I understand now. Let me know if my understanding is correct. Checkmate is when the king is being attacked but nowhere else to move. So in order to win in the future, I need to still allow my opponent to make another move then I checkmate? 

 

For example, in your pictured example, just before your last move, bxa3, the king had no legal moves, since every possible move by the king was check. By capturing that pawn, that removed any other possible legal move.

 

When the king has no legal moves an is not in check, you should be looking for a mate and not capturing other material. Rf3 instead of capturing would have mated your opponent.

elartista1983

Great.
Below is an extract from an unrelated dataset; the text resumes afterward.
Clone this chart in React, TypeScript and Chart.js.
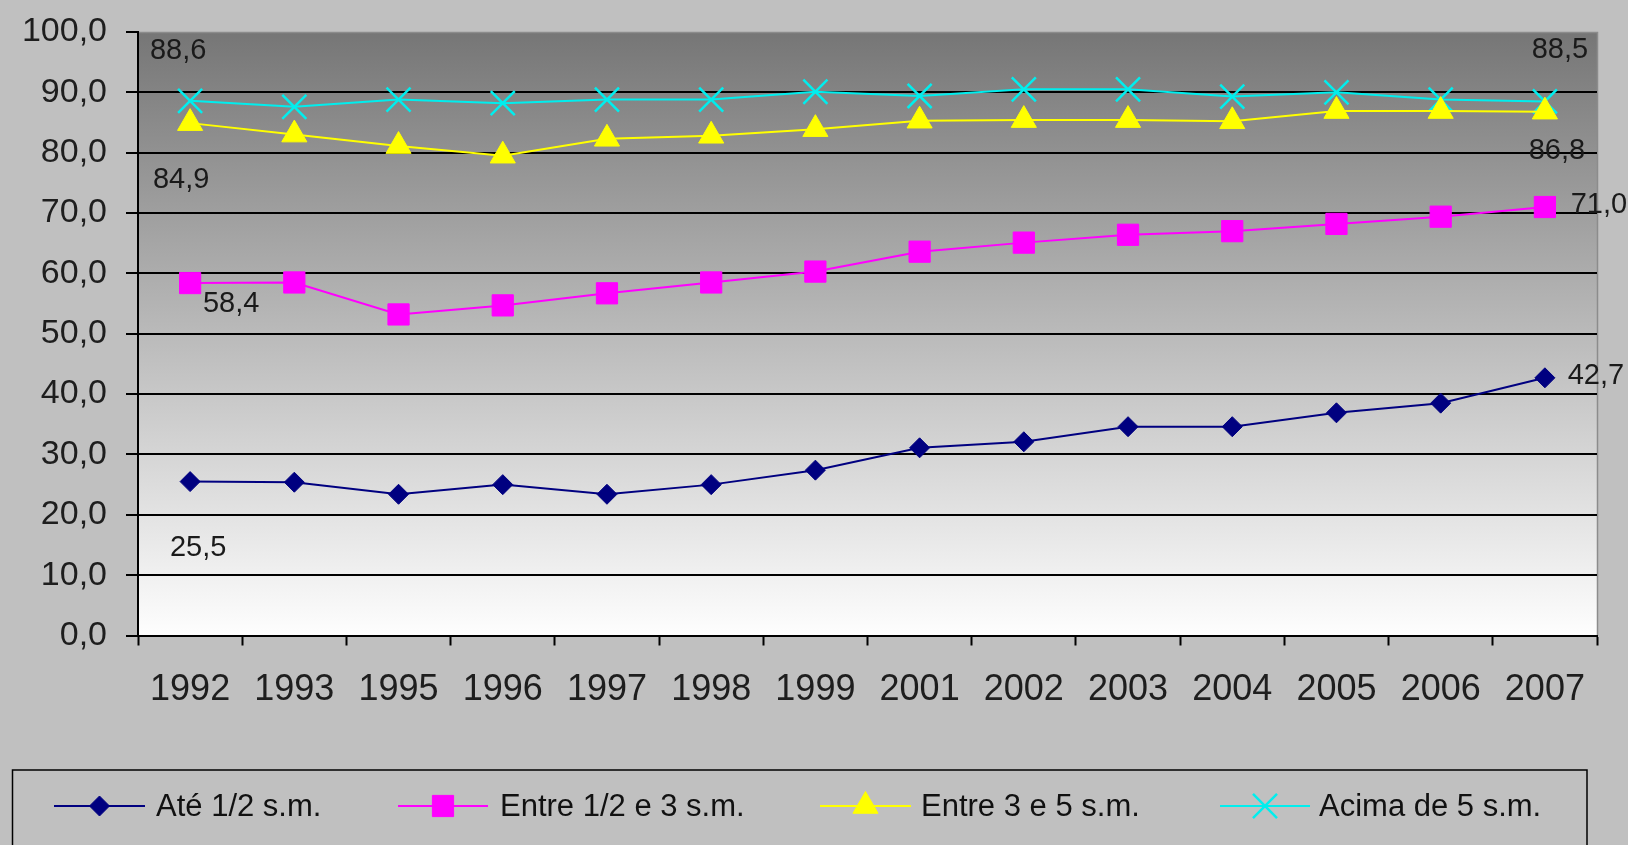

I liked to have multiple queens before cry.png so now I know. 

ooooeeeeooeeoe

well i hope u understand with this see below 

EXAMPLE OF A DRAW POSITION

this is called draw when there is no piece and only king king left or knight and knight with kings or bishops and bishops with king 

EXAMPLE OF A STALEMATE POSITION

Now in this position u can see that if u move ur king anywhere u will get check .. so u should think are there any legal square for my kings the answer is no because there are no legal square and the queen is ruling all the squares on which u are suppose to move your king so this is know as stalemate and this is called draw 

 

Hope so u understand

 Thanks 

sfxe

ok this is actually a pretty wholesome forum

elartista1983

So when he moved his black pawn from a4 to a3, instead of capturing it, I should have moved my queen to h5 then that will be a checkmate. 

sfxe

Qh5 is not a checkmate because the king can move to g3 but you're getting the hang of it!

Strangemover

Qh5+ Kg3 Rf3# or faster Rf3# immediately. When you have such a large material advantage you should go after the king. You only need a few pieces to give checkmate if your opponent has nothing. No need to take all their pieces, promote 5 pawns to queen's or whatever. 

elartista1983

yes, leave the queen at g5 but move the bishop to g2 to checkmate

ChessOfficial2016

You have to always give check to avoid a stalemate.